Shinra just really, really loves building fancy exclusive rich places right above the slums. We're going 3 for 3 now. This kinda goes beyond "symbolism meant to be incidental in-universe" and straight into "this is an actual official Shinra policy" at this point.
 
...I just realized: the Gold Saucer isn't even employing the townspeople as exploited labor, is it? It's not doing anything at all for them, except provide a trickle of travellers (with the really rich presumably using helicopters) they can try to sell to or beg from. So not only do the people or North Corel has their desperate living situation's internal characteristics, the have one of the world's most famous and richest resorts looming right there, and the aerial tram to it having its station right next to their ruined town. And they're apparently not allowed in even to mop floors or serve drinks. Wow.
They can't just let people see the poor. That would be disturbing to their lifestyle of pretending that nothing's wrong. And letting the poor work? Geez, next you'll be saying that they deserve to not live in squalor! /s
Shinra just really, really loves building fancy exclusive rich places right above the slums. We're going 3 for 3 now. This kinda goes beyond "symbolism meant to be incidental in-universe" and straight into "this is an actual official Shinra policy" at this point.
Honestly, I believe it. It seems entirely in-character.
 
I think it was already linked to in a previous post about why Japanese videos have a lot of "kill god" in them. Mostly about how capitalism became the new "religion" of Japan after the failure of Imperial kakoshinto as a result of the brutal defeat Japan received during WW2. And FF7 has a LOT of cyberpunk dystopic imagery, so it's about as subtle about the stratification of society under a corporation-state as a killdozer going through a pottery shop. The rich get prosperity, the middle class suck up to the rich and get the scraps (which are still generous), and the poor get practically nothing.
 
...I just realized: the Gold Saucer isn't even employing the townspeople as exploited labor, is it? It's not doing anything at all for them, except provide a trickle of travellers (with the really rich presumably using helicopters) they can try to sell to or beg from. So not only do the people or North Corel has their desperate living situation's internal characteristics, the have one of the world's most famous and richest resorts looming right there, and the aerial tram to it having its station right next to their ruined town.

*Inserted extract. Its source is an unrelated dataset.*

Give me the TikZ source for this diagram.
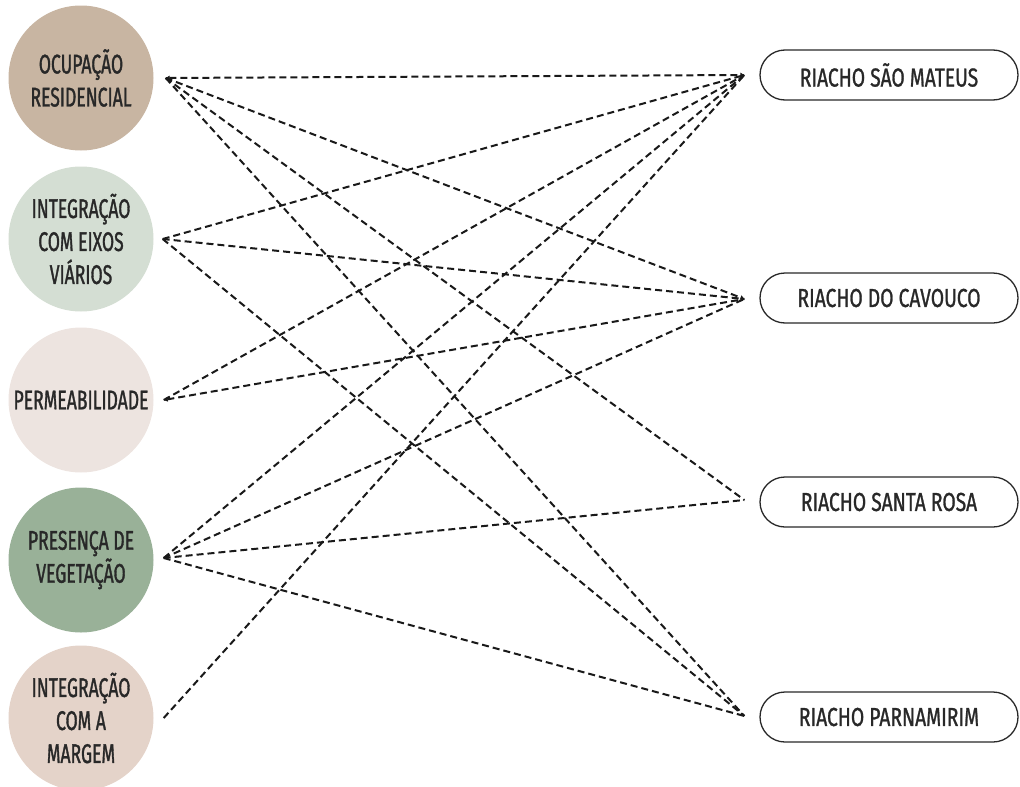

And they're apparently not allowed in even to mop floors or serve drinks. Wow.
it would have given Corel a very different sort of air, but I think I would have liked it better.

Not just destroying these people and leaving them to look at what Shinra did to their land, but making them complicit because you can't eat hate.

Destroy their way of life, and then make them serve drinks at your shitty theme bars and casinos. Erase them.

I think that might be the brand of capitalist metaphor that Reeve follows, where he can tell himself he's helping. The Prez prefers the enormous wastefulness side of the metaphor; of leaving people in the wreckage of the lives ShinRa ruined because it's cheaper to let things decay than to either fix it or destroy it completely.
 
If there was a greyhaired gal with a labcoat and Hojo's credentials she would merely need to open Discord to find a whole bunch of people screaming at mommy to free them of the prison of their mundane flesh in favour of the many-limbed nightmare they know themselves to be.